In view of the foregoing, the petition/complaint filed in this proceeding, which is now consolidated with the petition, answers, return and other answering papers served in the action bearing Index No. 33842/2010, is adjourned to Friday, January 21, 2011 for submission. The petition served in the related action and herein deemed "supplemental" to the instant petition and all responsive papers, is likewise adjourned to that date. The parties are invited, but not compelled, to appear on the adjourned date of January 21, 2011, to review the record to be considered by the court in determining the petition, supplemental petition and responsive papers in this consolidated, hybrid, Article 78/declaratory action.
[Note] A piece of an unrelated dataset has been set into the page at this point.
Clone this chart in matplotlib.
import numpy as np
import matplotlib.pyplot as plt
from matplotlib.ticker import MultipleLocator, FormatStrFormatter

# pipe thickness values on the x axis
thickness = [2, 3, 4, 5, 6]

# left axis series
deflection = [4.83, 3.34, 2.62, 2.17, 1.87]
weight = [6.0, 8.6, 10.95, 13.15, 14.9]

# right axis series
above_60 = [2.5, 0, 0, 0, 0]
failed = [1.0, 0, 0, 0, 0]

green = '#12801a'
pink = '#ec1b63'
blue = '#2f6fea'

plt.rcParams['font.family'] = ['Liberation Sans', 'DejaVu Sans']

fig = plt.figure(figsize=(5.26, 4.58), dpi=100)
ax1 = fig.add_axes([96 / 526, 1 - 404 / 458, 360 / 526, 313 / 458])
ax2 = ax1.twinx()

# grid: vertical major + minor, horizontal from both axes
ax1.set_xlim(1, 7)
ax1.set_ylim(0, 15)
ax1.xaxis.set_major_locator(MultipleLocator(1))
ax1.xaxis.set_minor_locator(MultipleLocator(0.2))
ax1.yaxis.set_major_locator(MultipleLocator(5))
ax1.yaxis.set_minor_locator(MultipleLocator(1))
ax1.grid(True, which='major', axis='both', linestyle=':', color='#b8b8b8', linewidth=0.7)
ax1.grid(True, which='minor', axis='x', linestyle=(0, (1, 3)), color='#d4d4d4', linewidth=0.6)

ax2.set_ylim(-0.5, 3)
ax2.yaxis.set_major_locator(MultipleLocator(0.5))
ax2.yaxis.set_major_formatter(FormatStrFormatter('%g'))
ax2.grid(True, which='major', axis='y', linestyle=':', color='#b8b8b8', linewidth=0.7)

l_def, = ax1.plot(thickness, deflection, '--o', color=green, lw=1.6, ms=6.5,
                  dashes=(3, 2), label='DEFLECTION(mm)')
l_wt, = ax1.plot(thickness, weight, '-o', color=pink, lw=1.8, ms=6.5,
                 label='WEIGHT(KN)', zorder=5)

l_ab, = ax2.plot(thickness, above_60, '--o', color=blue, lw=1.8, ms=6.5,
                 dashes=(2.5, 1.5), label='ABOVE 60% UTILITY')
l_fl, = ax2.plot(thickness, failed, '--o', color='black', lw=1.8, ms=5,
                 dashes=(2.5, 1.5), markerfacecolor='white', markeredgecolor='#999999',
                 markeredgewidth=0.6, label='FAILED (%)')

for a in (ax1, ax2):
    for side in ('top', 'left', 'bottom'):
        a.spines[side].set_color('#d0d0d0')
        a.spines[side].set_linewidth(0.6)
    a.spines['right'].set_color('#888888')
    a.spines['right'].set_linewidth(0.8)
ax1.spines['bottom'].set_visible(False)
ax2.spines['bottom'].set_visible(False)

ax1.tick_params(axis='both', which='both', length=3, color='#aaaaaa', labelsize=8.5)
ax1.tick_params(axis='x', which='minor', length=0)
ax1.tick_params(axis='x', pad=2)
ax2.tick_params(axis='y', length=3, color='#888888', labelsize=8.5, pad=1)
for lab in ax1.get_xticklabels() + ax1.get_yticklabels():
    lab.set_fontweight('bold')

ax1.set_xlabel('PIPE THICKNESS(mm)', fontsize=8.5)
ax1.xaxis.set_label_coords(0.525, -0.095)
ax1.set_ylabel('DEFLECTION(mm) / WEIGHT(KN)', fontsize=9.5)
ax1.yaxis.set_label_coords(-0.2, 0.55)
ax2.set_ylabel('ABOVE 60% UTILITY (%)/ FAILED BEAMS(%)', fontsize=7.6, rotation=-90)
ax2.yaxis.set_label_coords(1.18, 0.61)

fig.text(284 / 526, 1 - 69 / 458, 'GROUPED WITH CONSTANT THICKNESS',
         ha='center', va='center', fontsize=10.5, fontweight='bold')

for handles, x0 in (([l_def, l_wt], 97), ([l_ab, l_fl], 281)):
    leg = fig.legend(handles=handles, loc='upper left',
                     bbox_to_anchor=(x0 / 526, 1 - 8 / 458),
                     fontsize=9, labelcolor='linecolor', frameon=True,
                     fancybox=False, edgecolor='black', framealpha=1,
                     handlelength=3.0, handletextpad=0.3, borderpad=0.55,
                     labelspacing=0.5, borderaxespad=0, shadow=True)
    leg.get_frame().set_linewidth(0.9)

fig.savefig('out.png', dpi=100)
Upon receipt of a copy of this order, the Clerk of the Calendar Department shall mark and re-number the petition (#001) and answering papers served and filed in the related action entitled Long Island Pine Barrens Society v Town of Brookhaven , bearing Index No. 33842/2010, as motion sequence #019 in this action and shall calendar same in this action for the date of January 21, 2011. The Clerk is further directed to mark that action, bearing Index No. 33842/2010, disposed by consolidation under the terms of this order.